Once favourite for this year’s Derby, a setback meant the Classic came too soon and he did not reappear until the Heron Stakes at Sandown in May. Since then it has always been the plan to run at this meeting and while potential Group One targets await in the Eclipse and King George, he faces Group Three company over 10 furlongs with the racing world watching in anticipation.
The Queen’s colours were first carried to victory at the meeting way back in 1953 by Choir’s Boy in the Royal Hunt Cup.
Reach For The Moon is trained by John and Thady Gosden and finished second in last year’s Chesham Stakes, when the Queen was in attendance, so can call on that experience.
“He has pleased us in his work since Sandown – he has gone nicely – and we are very happy with him,” said John Gosden. “It would be amazing to give Her Majesty a winner and we hope he goes there with a nice chance.”
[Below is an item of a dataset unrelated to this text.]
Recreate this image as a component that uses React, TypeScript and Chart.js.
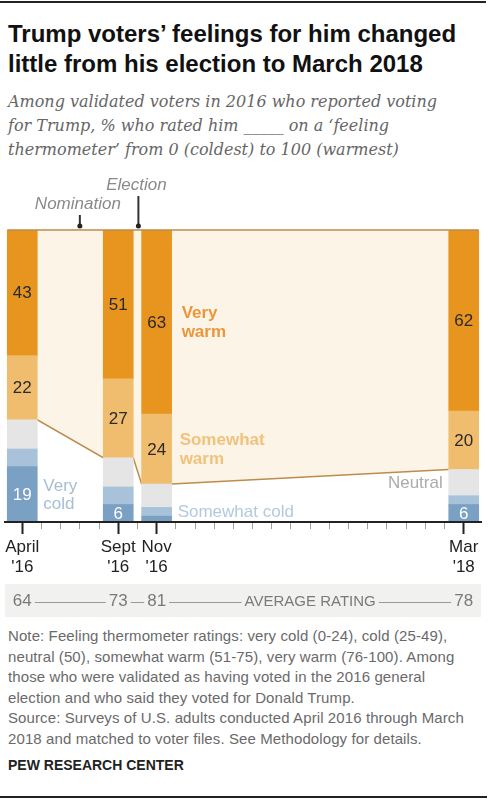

Jane Chapple-Hyam, as an Australian, is hoping to spoil the party with Claymore, who was second in the Craven to Native Trail before finishing unplaced in the French Guineas.
“It is an interesting race, as clearly the Queen’s horse is the favourite and Frankie Dettori and John Gosden have been very bold about that. I think that is their banker and many people’s banker of the week,” she said.
“When Claymore was second in the Craven, the third horse – Hoo Ya Mal – was subsequently second in the Derby and people are forgetting that. I think he has got a bit of a squeak.”
She quipped: “How should I say this? I’m not afraid to wreck the Queen’s Platinum Jubilee – it will be ‘off with her head’ if I do! He has got to run and take his chance. I would hope for the same going as the Craven meeting (good ground) and they don’t over-water.”
Cresta, who changed hands for almost £500,000 on Monday evening at the Ascot sales, Kingmax, Maksud and the Aidan O’Brien-trained Howth complete the field.
O’Brien said: “He is in good form. He ran well in the Royal Lodge and last time over seven and he goes up in trip. We are hopeful he will run well.”